While serving as ambassador to France, Franklin penned a letter to the Journal of Paris in which he sarcastically noted that the sun was already up when he awoke at 6 a.m. Franklin was making fun of French laziness and the fact they wouldn’t be up early enough to know it was already light at 6 a.m., according to “The Ingenious Dr. Franklin: Selected Scientific Letters,” edited by Nathan G. Goodman.

“I saw it (the sun) with my own eyes. And, having repeated this observation the three following mornings, I found always precisely the same result,” Franklin wrote.


Daylight saving time has been used in the U.S. and in many European countries since World War I, when it was introduced as a way to conserve the fuel needed to produce electric power. When the war was over, Congress overrode President Wilson’s veto and daylight saving time. It was reinstated during World War II. After that, some states continued to used it and others didn’t.

It was quite confusing.

The Uniform Time Act of 1966 was signed into law on April 12, 1966, by President Lyndon Johnson. States could still opt out of daylight saving time by passing a law to do so. During the oil crisis of the early 1970s, the U.S. remained on daylight saving time year round.

In 2007, another law was passed extending daylight saving time to where we are today. We now switch the clocks forward the second Sunday in March and move them back the first Sunday in November.

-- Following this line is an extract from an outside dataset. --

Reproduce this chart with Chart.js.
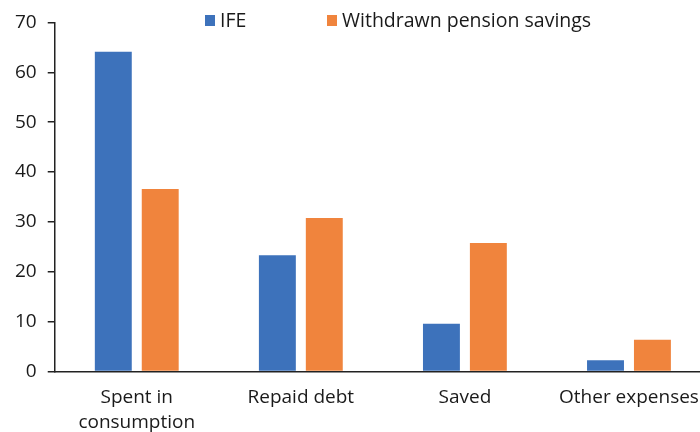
<!DOCTYPE html>
<html>
<head>
<meta charset="utf-8">
<script src="https://cdn.jsdelivr.net/npm/chart.js@4"></script>
<style>
  html, body { margin: 0; padding: 0; background: #fff; overflow: hidden; }
  /* plot runs a little past the right edge of the page */
  #wrap { width: 711px; height: 432px; }
</style>
</head>
<body>
<div id="wrap"><canvas id="myChart"></canvas></div>
<script>
const ctx = document.getElementById("myChart").getContext("2d");

// categories on the x axis
const labels = [["Spent in", "consumption"], "Repaid debt", "Saved", "Other expenses"];
// share of respondents (%)
const ifeValues = [64.1, 23.3, 9.6, 2.3];
const pensionValues = [36.6, 30.8, 25.8, 6.4];
const seriesNames = ["IFE", "Withdrawn pension savings"];
const yTicks = [0, 10, 20, 30, 40, 50, 60, 70];

const FONT = "'Open Sans', sans-serif";
const TEXT = "#1a1a1a";

// legend drawn by hand so the gap between the two entries can be wide
const topLegend = {
  id: "topLegend",
  afterDraw(chart) {
    const c = chart.ctx;
    const starts = [205, 327];
    c.save();
    c.font = "19.5px " + FONT;
    c.textBaseline = "middle";
    chart.data.datasets.forEach((ds, i) => {
      const x = starts[i];
      c.fillStyle = ds.backgroundColor;
      c.fillRect(x, 15, 10, 11);
      c.fillStyle = TEXT;
      c.fillText(ds.label, x + 15, 21);
    });
    c.restore();
  },
};

const data = {
  labels: labels,
  datasets: [
    {
      label: seriesNames[0],
      data: ifeValues,
      backgroundColor: "#3d72bb",
    },
    {
      label: seriesNames[1],
      data: pensionValues,
      backgroundColor: "#f0843d",
    },
  ],
};

const config = {
  type: "bar",
  data: data,
  plugins: [topLegend],
  options: {
    responsive: true,
    maintainAspectRatio: false,
    animation: false,
    categoryPercentage: 0.572,
    barPercentage: 0.787,
    layout: {
      padding: { top: 14, left: 4, right: 0, bottom: -9 },
    },
    plugins: {
      legend: { display: false },
      tooltip: { enabled: false },
    },
    scales: {
      x: {
        grid: { display: false },
        border: { display: true, color: "#222", width: 1.5 },
        ticks: {
          color: TEXT,
          font: { family: FONT, size: 19, lineHeight: 1.3 },
          padding: 6,
          maxRotation: 0,
          autoSkip: false,
        },
      },
      y: {
        min: 0,
        max: 70,
        afterBuildTicks: (axis) => {
          axis.ticks = yTicks.map((v) => ({ value: v }));
        },
        grid: {
          drawOnChartArea: false,
          drawTicks: true,
          tickLength: 7,
          color: "#222",
          lineWidth: 1.5,
        },
        border: { display: true, color: "#222", width: 1.5 },
        ticks: {
          color: TEXT,
          font: { family: FONT, size: 19 },
          padding: 11,
        },
      },
    },
  },
};

const myChart = new Chart(ctx, config);
</script>
</body>
</html>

The whole thing is rather silly, with the switch causing a documented increase in accidents. According to a 2004 study in Accident Analysis and Prevention, remaining on daylight saving time year round would save the lives of more than 170 pedestrians per year.

If your argument against daylight saving time is the dark mornings in winter, think again. Paris, France has a sunrise after 8:30 a.m. for most of December and January, and they manage.

In Boston, the latest sunrise of the year would be 8:14 a.m. during the first part of January, but the sun would never set before 4:30 p.m. again. If we left the clocks on standard time, the morning situation would improve and you’d still have the sun setting after 7 p.m most of the spring and summer.